Achara Deboonme | The Nation/Asia News Network | Monday, May 20, 2013

Sound business opportunities remain in Singapore’s property development market, as demand is set to rise further on the back of Asia’s growing prominence in the global economy, according to a major player.

While Singapore’s recent measures to tame residential speculation signal overheating, Warren Bishop, CEO of Raffles Quay Asset Management (RQAM) – developer of Marina Bay Financial Centre (MBFC) – said that local demand, which made up for half of the residential tower sales, is unaffected. Other demand for the residential tower last year was from Malaysia, China, Indonesia and Hong Kong. Demand for office space is also strong, as Singapore’s connectivity to the world is unaffected by the global crisis.

After completing the 4-billion Singapore dollar (Bt95.1 billion) mixed-use development, which comprises two residential and three office buildings, RQAM is waiting for the Singaporean government to release new land plots for development.


“The market is quite robust. The long-term market is stable as Singapore is established as the location for headquarters in Southeast Asia,” Bishop said.

While Hong Kong’s office market serves business in North Asia, Singapore benefits largely from growth in Southeast Asia.
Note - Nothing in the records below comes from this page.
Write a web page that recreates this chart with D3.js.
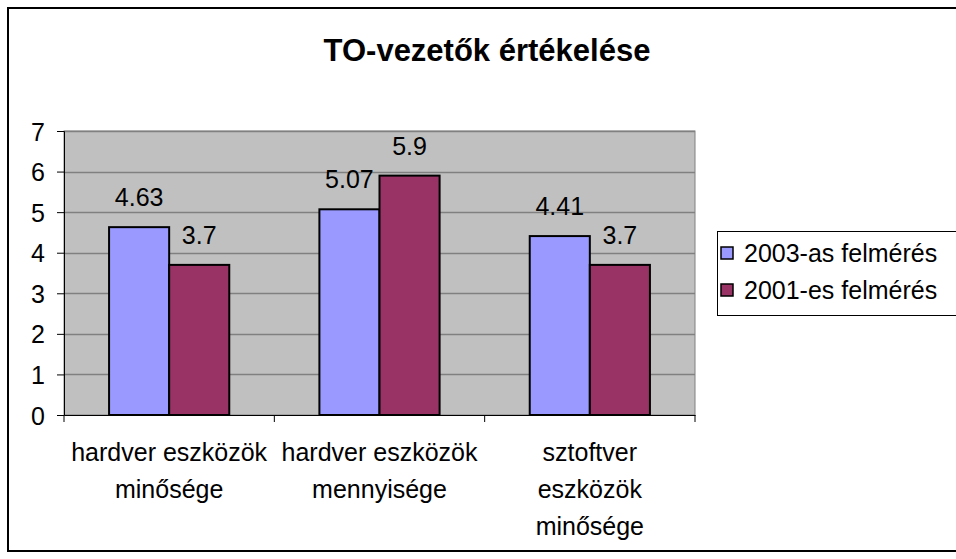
<!DOCTYPE html>
<html>
<head>
<meta charset="utf-8">
<script src="https://cdn.jsdelivr.net/npm/d3@7"></script>
<style>
  body { margin: 0; background: #fff; }
  svg text { font-family: "Liberation Sans", Arial, sans-serif; fill: #000; }
</style>
</head>
<body>
<div id="chart"></div>
<script>
const categories = [
  ["hardver eszközök", "minősége"],
  ["hardver eszközök", "mennyisége"],
  ["sztoftver", "eszközök", "minősége"],
];
const seriesNames = ["2003-as felmérés", "2001-es felmérés"];
const values2003 = [4.63, 5.07, 4.41];
const values2001 = [3.7, 5.9, 3.7];
const yTicks = [0, 1, 2, 3, 4, 5, 6, 7];

const colors = ["#9999ff", "#993366"];
const width = 956, height = 559;

const svg = d3.select("#chart").append("svg")
  .attr("width", width).attr("height", height);

// outer frame (right side falls outside the picture)
svg.append("rect")
  .attr("x", 8).attr("y", 8)
  .attr("width", 960).attr("height", 543)
  .attr("fill", "#fff").attr("stroke", "#000").attr("stroke-width", 2);

svg.append("text")
  .attr("x", 487).attr("y", 61)
  .attr("text-anchor", "middle")
  .style("font-size", "31px").style("font-weight", "bold")
  .text("TO-vezetők értékelése");

const plot = { left: 64, right: 695, top: 131, bottom: 415 };

const x = d3.scaleBand()
  .domain(d3.range(categories.length))
  .range([plot.left, plot.right]);

const xInner = d3.scaleBand()
  .domain(d3.range(seriesNames.length))
  .range([0, x.bandwidth()])
  .paddingOuter(0.75);

const y = d3.scaleLinear().domain([0, 7]).range([plot.bottom, plot.top]);

// plot background
svg.append("rect")
  .attr("x", plot.left).attr("y", plot.top)
  .attr("width", plot.right - plot.left).attr("height", plot.bottom - plot.top)
  .attr("fill", "#c0c0c0").attr("stroke", "#808080");

// gridlines
svg.append("g")
  .selectAll("line")
  .data(yTicks.slice(1))
  .join("line")
  .attr("x1", plot.left).attr("x2", plot.right)
  .attr("y1", (d) => Math.round(y(d)) + 0.5).attr("y2", (d) => Math.round(y(d)) + 0.5)
  .attr("stroke", "#808080").attr("stroke-width", 1.5);

// y axis
const yAxis = svg.append("g")
  .attr("transform", `translate(${plot.left},0)`)
  .call(d3.axisLeft(y).tickValues(yTicks).tickSize(7).tickPadding(12).tickFormat(d3.format("d")));
yAxis.select(".domain").attr("stroke", "#000");
yAxis.selectAll("line").attr("stroke", "#000");
yAxis.selectAll("text").style("font-size", "25px").attr("fill", "#000").attr("dy", "0.36em");

// x axis
const xAxis = svg.append("g")
  .attr("transform", `translate(0,${plot.bottom})`)
  .call(d3.axisBottom(x).tickSize(0).tickFormat(""));
xAxis.select(".domain").attr("stroke", "#000");
xAxis.selectAll(".tick").remove();
xAxis.selectAll("line.sep")
  .data(d3.range(categories.length + 1))
  .join("line")
  .attr("class", "sep")
  .attr("x1", (i) => i < categories.length ? x(i) : plot.right)
  .attr("x2", (i) => i < categories.length ? x(i) : plot.right)
  .attr("y1", 0).attr("y2", 7)
  .attr("stroke", "#000");

// category labels
const catLabels = svg.append("g")
  .selectAll("text")
  .data(categories)
  .join("text")
  .attr("text-anchor", "middle")
  .style("font-size", "25px")
  .attr("x", (d, i) => x(i) + x.bandwidth() / 2)
  .attr("y", 461);
catLabels.selectAll("tspan")
  .data((d) => d)
  .join("tspan")
  .attr("x", function () { return this.parentNode.getAttribute("x"); })
  .attr("dy", (d, i) => (i === 0 ? 0 : 37))
  .text((d) => d);

// bars
const series = [values2003, values2001];
const groups = svg.append("g")
  .selectAll("g")
  .data(series)
  .join("g")
  .attr("fill", (d, i) => colors[i]);

groups.each(function (vals, si) {
  const g = d3.select(this);
  g.selectAll("rect")
    .data(vals)
    .join("rect")
    .attr("x", (d, i) => x(i) + xInner(si))
    .attr("y", (d) => y(d))
    .attr("width", xInner.bandwidth())
    .attr("height", (d) => y(0) - y(d))
    .attr("stroke", "#000").attr("stroke-width", 2);

  g.selectAll("text")
    .data(vals)
    .join("text")
    .attr("text-anchor", "middle")
    .style("font-size", "25px")
    .attr("fill", "#000")
    .attr("x", (d, i) => x(i) + xInner(si) + xInner.bandwidth() / 2)
    .attr("y", (d) => y(d) - 21)
    .text((d) => d);
});

// legend (right edge runs off the picture like the frame)
const legend = svg.append("g").attr("transform", "translate(717,231)");
legend.append("rect")
  .attr("x", 0.5).attr("y", 0.5).attr("width", 260).attr("height", 84)
  .attr("fill", "#fff").attr("stroke", "#000");
const items = legend.selectAll("g.item")
  .data(seriesNames)
  .join("g")
  .attr("class", "item")
  .attr("transform", (d, i) => `translate(0,${31 + i * 37})`);
items.append("rect")
  .attr("x", 4).attr("y", -15).attr("width", 12).attr("height", 12)
  .attr("fill", (d, i) => colors[i]).attr("stroke", "#000").attr("stroke-width", 1.5);
items.append("text")
  .attr("x", 27).attr("y", 0)
  .style("font-size", "25px")
  .text((d) => d);
</script>
</body>
</html>
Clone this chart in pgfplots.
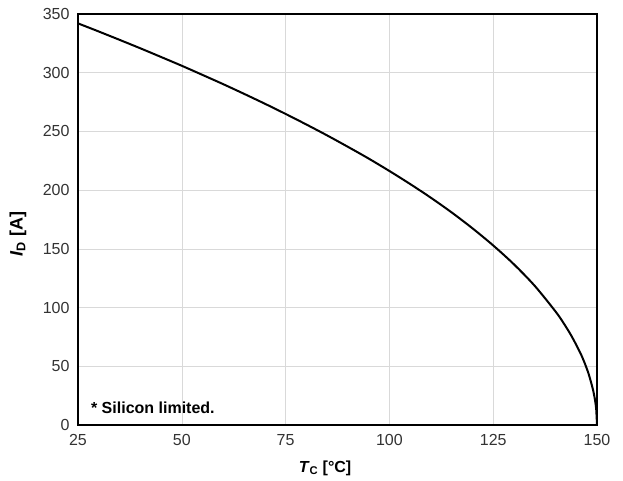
\documentclass[border=0pt]{standalone}
\usepackage{pgfplots}
\pgfplotsset{compat=1.18}
\usepackage{fontspec}
\setmainfont{Liberation Sans}
\begin{document}
\begin{tikzpicture}
\useasboundingbox (-78pt,-56pt) rectangle (545pt,425pt);
\begin{axis}[
  at={(0,0)}, anchor=south west,
  scale only axis,
  width=519pt, height=411pt,
  xmin=25, xmax=150, ymin=0, ymax=350,
  xtick={25,50,...,150}, ytick={0,50,...,350},
  grid=major,
  major grid style={draw=black!15, line width=0.6pt},
  axis line style={line width=2pt},
  tick style={draw=none},
  /pgf/number format/assume math mode=true,
  ticklabel style={font=\fontsize{16}{18}\selectfont, text=black!80},
  xticklabel style={yshift=-6pt},
  yticklabel style={xshift=-5pt},
  xlabel={\textbf{\textit{T}\textsubscript{\upshape C} [°C]}},
  ylabel={\textbf{\textit{I}\textsubscript{\upshape D} [A]}},
  xlabel style={font=\fontsize{16}{18}\selectfont, at={(axis description cs:0.476,0)}, anchor=center, yshift=-43pt},
  ylabel style={font=\fontsize{18}{20}\selectfont, at={(axis description cs:0,0.465)}, anchor=center, yshift=60pt},
  clip=false,
]
\addplot[black, line width=2pt, smooth] coordinates {
(25,342)(30,335.1)(35,328.0)(40,320.8)(45,313.4)(50,305.9)(55,298.1)(60,290.2)
(65,282.0)(70,273.6)(75,264.9)(80,255.9)(85,246.6)(90,236.9)(95,226.9)(100,216.3)
(105,205.2)(110,193.5)(115,181.0)(120,167.5)(125,152.9)(130,136.8)(135,118.5)
(140,96.7)(142,86.5)(144,74.9)(146,61.2)(147,53.0)(148,43.3)(149,30.6)(149.5,21.6)
(149.8,13.7)(150,0)
};
\node[anchor=west, font=\bfseries\fontsize{16}{18}\selectfont] at (axis cs:27.3,15) {* Silicon limited.};
\end{axis}
\end{tikzpicture}
\end{document}
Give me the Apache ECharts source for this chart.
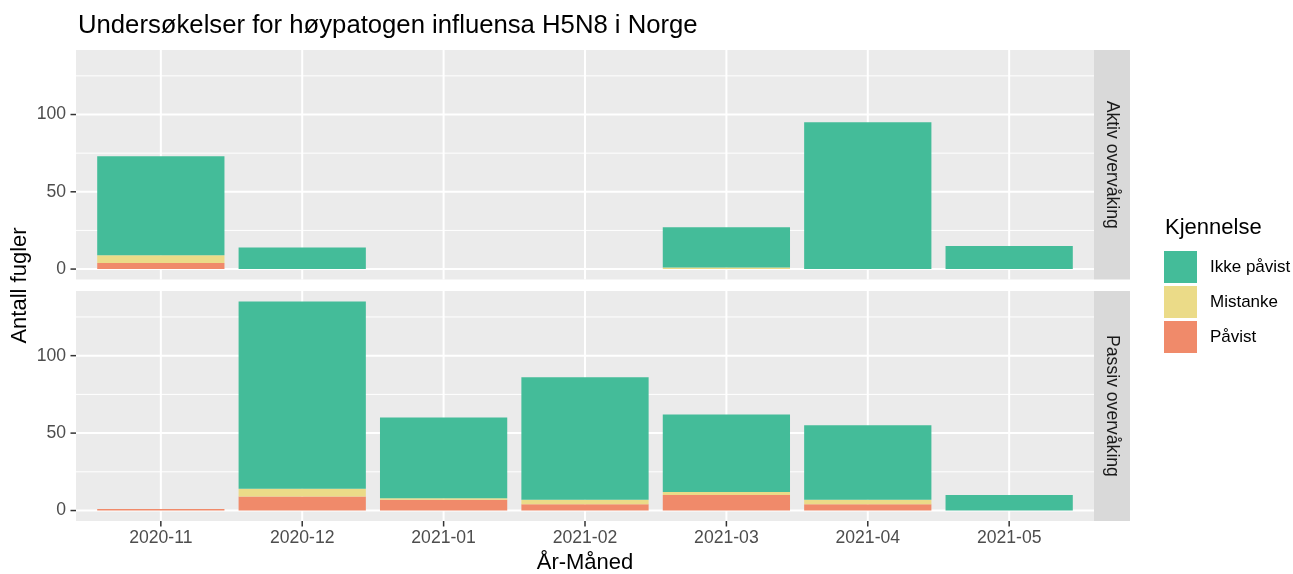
<!DOCTYPE html>
<html>
<head>
<meta charset="utf-8">
<script src="https://cdn.jsdelivr.net/npm/echarts@6/dist/echarts.min.js"></script>
<style>
html,body{margin:0;padding:0;background:#fff;}
#chart{width:1293px;height:574px;}
</style>
</head>
<body>
<div id="chart"></div>
<script>
// ---- data ----
const months = ['2020-11','2020-12','2021-01','2021-02','2021-03','2021-04','2021-05'];
const aktivPavist    = [4, 0, 0, 0, 0, 0, 0];
const aktivMistanke  = [5, 0, 0, 0, 1, 0, 0];
const aktivIkke      = [64, 14, 0, 0, 26, 95, 15];
const passivPavist   = [1, 9, 7, 4, 10, 4, 0];
const passivMistanke = [0, 5, 1, 3, 2, 3, 0];
const passivIkke     = [0, 121, 52, 79, 50, 48, 10];
const yTicks = [0, 50, 100];
const yMinor = [25, 75, 125];
const panelNames = ['Aktiv overvåking', 'Passiv overvåking'];
const seriesNames = ['Påvist', 'Mistanke', 'Ikke påvist'];
const legendOrder = ['Ikke påvist', 'Mistanke', 'Påvist'];

// ---- style / layout ----
const colors = {'Påvist': '#F08A6A', 'Mistanke': '#EBDB88', 'Ikke påvist': '#44BC99'};
const FONT = '"Liberation Sans", Arial, sans-serif';
const L = 76, R = 1094, STRIP = 36, TICK = 5.5;
const panels = [{top: 50, height: 229.5}, {top: 291, height: 230}];
const yMin = -6.75, yMax = 141.75;
const xMin = -0.6, xMax = months.length - 0.4;
const unit = (R - L) / (xMax - xMin);
const barW = 0.9 * unit;
const xIdx = months.map((m, i) => i);

const chart = echarts.init(document.getElementById('chart'), null, {renderer: 'canvas'});

// value first so that the stacked dimension is the y value
function toPairs(arr) {
  return arr.map((v, i) => [v, i]);
}

// kinds: 0 vertical major grid, 1 horizontal major, 2 horizontal minor, 3 x tick, 4 y tick
function renderGrid(params, api) {
  const cs = params.coordSys;
  const kind = api.value(2);
  if (kind === 0 || kind === 3) {
    const p = api.coord([api.value(0), 0]);
    if (kind === 0) {
      return {type: 'line', shape: {x1: p[0], y1: cs.y, x2: p[0], y2: cs.y + cs.height},
              style: {stroke: '#FFFFFF', lineWidth: 2}};
    }
    const yb = cs.y + cs.height;
    return {type: 'line', shape: {x1: p[0], y1: yb, x2: p[0], y2: yb + TICK},
            style: {stroke: '#333333', lineWidth: 1.5}};
  }
  const p = api.coord([0, api.value(1)]);
  if (kind === 4) {
    return {type: 'line', shape: {x1: cs.x - TICK, y1: p[1], x2: cs.x, y2: p[1]},
            style: {stroke: '#333333', lineWidth: 1.5}};
  }
  return {type: 'line', shape: {x1: cs.x, y1: p[1], x2: cs.x + cs.width, y2: p[1]},
          style: {stroke: '#FFFFFF', lineWidth: kind === 1 ? 2 : 1}};
}

const grids = [], xAxes = [], yAxes = [], series = [], graphics = [];
const panelData = [
  [aktivPavist, aktivMistanke, aktivIkke],
  [passivPavist, passivMistanke, passivIkke]
];

panels.forEach((p, k) => {
  grids.push({left: L, width: R - L, top: p.top, height: p.height, show: true,
              backgroundColor: '#EBEBEB', borderWidth: 0});
  const bottom = k === panels.length - 1;
  xAxes.push({
    type: 'value', gridIndex: k, min: xMin, max: xMax,
    axisLine: {show: false}, splitLine: {show: false}, axisTick: {show: false},
    axisLabel: {show: bottom, customValues: xIdx, formatter: v => months[Math.round(v)] || '',
                color: '#4D4D4D', fontSize: 17.6, fontFamily: FONT, margin: 8}
  });
  yAxes.push({
    type: 'value', gridIndex: k, min: yMin, max: yMax,
    axisLine: {show: false}, splitLine: {show: false}, axisTick: {show: false},
    axisLabel: {customValues: yTicks, color: '#4D4D4D', fontSize: 17.6, fontFamily: FONT, margin: 10}
  });
  const gdata = [];
  xIdx.forEach(x => gdata.push([x, 0, 0]));
  yTicks.forEach(y => gdata.push([0, y, 1]));
  yMinor.forEach(y => gdata.push([0, y, 2]));
  yTicks.forEach(y => gdata.push([0, y, 4]));
  if (bottom) xIdx.forEach(x => gdata.push([x, 0, 3]));
  series.push({type: 'custom', xAxisIndex: k, yAxisIndex: k, z: 1, silent: true, clip: false,
               renderItem: renderGrid, data: gdata, encode: {x: 0, y: 1}});
  seriesNames.forEach((name, j) => {
    series.push({
      type: 'bar', name: name, xAxisIndex: k, yAxisIndex: k, stack: 'panel' + k, z: 2,
      barWidth: barW, itemStyle: {color: colors[name]},
      encode: {x: 1, y: 0},
      data: toPairs(panelData[k][j])
    });
  });
  graphics.push({type: 'rect', shape: {x: R, y: p.top, width: STRIP, height: p.height},
                 style: {fill: '#D9D9D9'}, silent: true});
  graphics.push({type: 'text', x: R + STRIP / 2, y: p.top + p.height / 2, rotation: -Math.PI / 2,
                 style: {text: panelNames[k], fill: '#1A1A1A', font: '17.6px ' + FONT,
                         textAlign: 'center', textVerticalAlign: 'middle'}, silent: true});
});

graphics.push({type: 'text', x: 20, y: (panels[0].top + panels[1].top + panels[1].height) / 2,
               rotation: Math.PI / 2,
               style: {text: 'Antall fugler', fill: '#000000', font: '22px ' + FONT,
                       textAlign: 'center', textVerticalAlign: 'middle'}});
graphics.push({type: 'text', x: (L + R) / 2, y: 563,
               style: {text: 'År-Måned', fill: '#000000', font: '22px ' + FONT,
                       textAlign: 'center', textVerticalAlign: 'middle'}});
graphics.push({type: 'text', x: 1165, y: 228,
               style: {text: 'Kjennelse', fill: '#000000', font: '22px ' + FONT,
                       textAlign: 'left', textVerticalAlign: 'middle'}});

chart.setOption({
  animation: false,
  title: {text: 'Undersøkelser for høypatogen influensa H5N8 i Norge', left: 78, top: 13, padding: 0,
          textStyle: {fontSize: 25.7, fontWeight: 'normal', color: '#000000', fontFamily: FONT}},
  legend: {data: legendOrder, orient: 'vertical', left: 1164, top: 251, padding: 0, icon: 'rect',
           itemWidth: 33, itemHeight: 32, itemGap: 3, selectedMode: false,
           textStyle: {fontSize: 17, color: '#000000', fontFamily: FONT, padding: [0, 0, 0, 8]}},
  grid: grids, xAxis: xAxes, yAxis: yAxes, series: series, graphic: graphics
});
</script>
</body>
</html>
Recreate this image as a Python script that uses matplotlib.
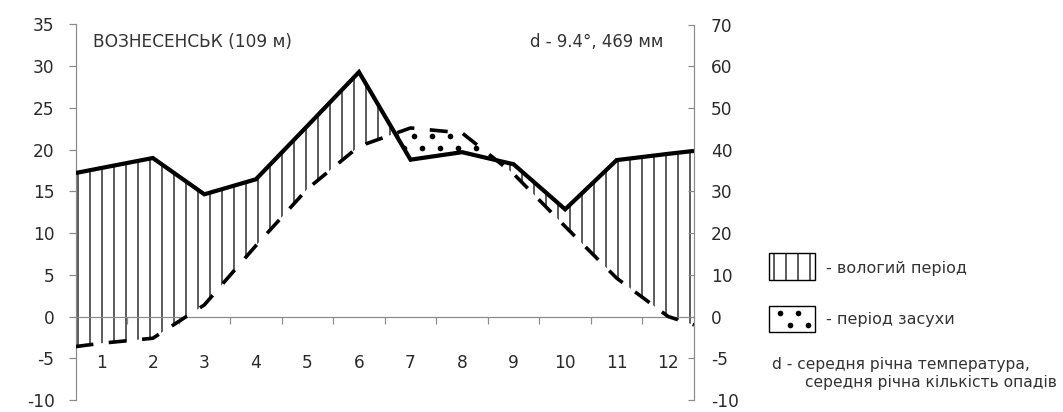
import numpy as np
import matplotlib
matplotlib.use("Agg")
import matplotlib.pyplot as plt
from matplotlib.patches import Rectangle
from matplotlib.path import Path
from matplotlib.transforms import IdentityTransform

# Monthly climate normals (Walter-Lieth diagram)
months = np.arange(1, 13)
month_labels = [str(m) for m in months]
temperature = [-3.2, -2.6, 1.4, 8.5, 15.3, 20.4, 22.6, 22.0, 17.1, 10.8, 4.6, 0.0]      # °C
precipitation = [35.6, 38.0, 29.3, 32.9, 45.7, 58.6, 37.6, 39.4, 36.5, 25.7, 37.5, 39.0]  # mm
# values at the start / end of the year, so the curves reach the frame
temperature_edges = [-3.6, -1.0]
precipitation_edges = [34.4, 39.7]

station = "ВОЗНЕСЕНСЬК (109 м)"
summary = "d - 9.4°, 469 мм"
wet_label = "- вологий період"
dry_label = "- період засухи"
note_lines = ["d - середня річна температура,", "середня річна кількість опадів"]

temp_ticks = list(range(-10, 36, 5))
precip_ticks = [-20, -10, 0, 10, 20, 30, 40, 50, 60, 70]
precip_tick_labels = ["-10", "-5", "0", "10", "20", "30", "40", "50", "60", "70"]

MM_PER_DEGREE = 2  # 1 °C on the left scale corresponds to 2 mm on the right

W, H, DPI = 1063, 412, 72
GRAY = "#8a8a8a"
TEXT = "#2a2a2a"
LABEL = "#333333"
DOT_SIZE = 32

plt.rcParams["font.family"] = ["DejaVu Sans"]
plt.rcParams["axes.unicode_minus"] = False
plt.rcParams["hatch.linewidth"] = 1.25


def fx(px):
    return px / W


def fy(py):
    return 1 - py / H


def dot_grid(x0, y0, x1, y1, dx=18.0, dy=12.0, shift=10.0):
    """Staggered dot pattern (pixel coords, y down) -> display coords."""
    pts = []
    for i, yy in enumerate(np.arange(y0, y1, dy)):
        start = x0 + (shift if i % 2 else 0.0)
        for xx in np.arange(start, x1, dx):
            pts.append((xx, H - yy))
    return np.array(pts)


fig = plt.figure(figsize=(W / DPI, H / DPI), dpi=DPI)
left_px, right_px, top_px, bottom_px = 75.5, 694.0, 24.5, 400.0
ax = fig.add_axes([fx(left_px), fy(bottom_px), fx(right_px - left_px), (bottom_px - top_px) / H])
ax2 = ax.twinx()

x = np.concatenate([[0.5], months, [12.5]])
t = np.concatenate([[temperature_edges[0]], temperature, [temperature_edges[1]]])
p = np.concatenate([[precipitation_edges[0]], precipitation, [precipitation_edges[1]]])
p_deg = p / MM_PER_DEGREE

ax.set_xlim(0.5, 12.5)
ax.set_ylim(-10, 35)
ax2.set_ylim(-20, 70)

# humid period: precipitation curve above temperature curve
ax.fill_between(x, p_deg, t, where=p_deg >= t, interpolate=True,
                facecolor="none", edgecolor="black", hatch="|", linewidth=0, zorder=2)
# arid period: temperature curve above precipitation curve, dotted
dry = ax.fill_between(x, t, p_deg, where=t > p_deg, interpolate=True,
                      facecolor="none", linewidth=0, zorder=2)
dry_path = Path.make_compound_path(*dry.get_paths())
pts = dot_grid(left_px + 4, top_px + 3, right_px, bottom_px)
dots = ax.scatter(pts[:, 0], pts[:, 1], s=DOT_SIZE, color="black", linewidths=0,
                  transform=IdentityTransform(), zorder=3)
dots.set_clip_path(dry_path, ax.transData)

ax.plot(x, t, color="black", lw=3.6, dashes=(5, 4.3), dash_capstyle="butt", zorder=4)
ax2.plot(x, p, color="black", lw=4.2, solid_joinstyle="miter", solid_capstyle="butt", zorder=5)

for s in ["top", "right"]:
    ax.spines[s].set_visible(False)
ax.spines["bottom"].set_position(("data", 0))
for s in ["left", "bottom"]:
    ax.spines[s].set_color(GRAY)
    ax.spines[s].set_linewidth(1.2)
for s in ["top", "left", "bottom"]:
    ax2.spines[s].set_visible(False)
ax2.spines["right"].set_color(GRAY)
ax2.spines["right"].set_linewidth(1.2)

ax.set_yticks(temp_ticks)
ax.tick_params(axis="y", direction="out", length=7, width=1.2, color=GRAY,
               labelsize=17, labelcolor=TEXT, pad=14)

ax.set_xticks(np.arange(1.5, 12.5, 1), labels=[""] * 11)
ax.set_xticks(months, labels=month_labels, minor=True)
ax.tick_params(axis="x", which="major", direction="out", length=7, width=1.2, color=GRAY)
ax.tick_params(axis="x", which="minor", length=0, labelsize=17, labelcolor=TEXT, pad=37)

ax2.set_yticks(precip_ticks, labels=precip_tick_labels)
ax2.tick_params(axis="y", direction="in", length=6, width=1.2, color=GRAY,
                labelsize=17, labelcolor=TEXT, pad=17)

# headings inside the plot
fig.text(fx(93), fy(42), station, ha="left", va="center", fontsize=17, color=LABEL)
fig.text(fx(663), fy(42), summary, ha="right", va="center", fontsize=16.5, color=LABEL)

# legend swatches
fig.add_artist(Rectangle((fx(769), fy(280)), fx(46), 27 / H, transform=fig.transFigure,
                         facecolor="none", edgecolor="black", lw=1.4, hatch="|"))
fig.add_artist(Rectangle((fx(769), fy(332)), fx(46), 26 / H, transform=fig.transFigure,
                         facecolor="none", edgecolor="black", lw=1.4))
legend_pts = dot_grid(780, 313, 812, 330)
ax2.scatter(legend_pts[:, 0], legend_pts[:, 1], s=DOT_SIZE, color="black", linewidths=0,
            transform=IdentityTransform(), clip_on=False, zorder=6)

fig.text(fx(826), fy(268), wet_label, ha="left", va="center", fontsize=16, color=LABEL)
fig.text(fx(826), fy(319), dry_label, ha="left", va="center", fontsize=16, color=LABEL)
fig.text(fx(772), fy(364), note_lines[0], ha="left", va="center", fontsize=15.5, color=LABEL)
fig.text(fx(805), fy(382), note_lines[1], ha="left", va="center", fontsize=15.5, color=LABEL)

fig.savefig("out.png", dpi=DPI, facecolor="white")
Increasing demand in Indonesian commodities has sparked huge office demand in Singapore among new companies establishing a first-time presence in Southeast Asia.

The Singaporean government’s policy will contribute to the property market’s growth, Bishop said.

Starting with the reclamation of land for Marina Bay to create a new downtown about 20 years ago, Singapore has introduced new rules to attract financial institutions and non-financial companies to set up regional offices. The new central business district, where MBFC is the landmark, is to support those companies’ relocation.

Of total reclaimed land of 360 hectares in Marina Bay, MBFC takes up 3.5 hectares, while another plot is home to Marisa Bay Sands. Bishop said he believed the government was releasing the remaining land in line with its supply management. Too much development could affect prices, but insufficient space could also drive business elsewhere. The land is enough for the development of 15 million square feet and so far only 5 million has been developed.

“Yes, there are opportunities in this area,” said Bishop.

According to Jones Lang Lasalle in the first quarter of this year, as some companies moved to the new CBD, new entrants appeared to take up space in vacant buildings. New entrants to the market include Swiss National Bank, Digital Realty, Gunvor and Nikon.

Bishop believes the new entrants are a result of the government’s proactive measures in setting Singapore as a financial hub. Reflecting the long-term planning, MBFC is connected to the city with 4 MRT lines. The project is also designed to showcase the new environmental-friendly standards, to please the growing number of green-conscious companies. New building standards are applied to make it a world-class complex.

Major tenants of MBFC’s office towers are mainly financial institutions, legal companies and commodities companies. UK’s Standard Chartered Bank and Singapore’s DBS Bank each take up 500,000 square feet for their headquarters. All seek long-term leases, mostly 5-10 years, according to Bishop.

He is also confident that the Singapore government can prevent overheating in the property market. While measures have been undertaken to control residential prices, the government has a strong grip on land supply to control commercial prices.

Capital inflows from the west are not expected to change the outlook. Bishop admitted that some foreign investment in Singapore’s residential property contained speculative elements. But this capital could also be diverted to listed real estate investment trusts, turning it into real investment.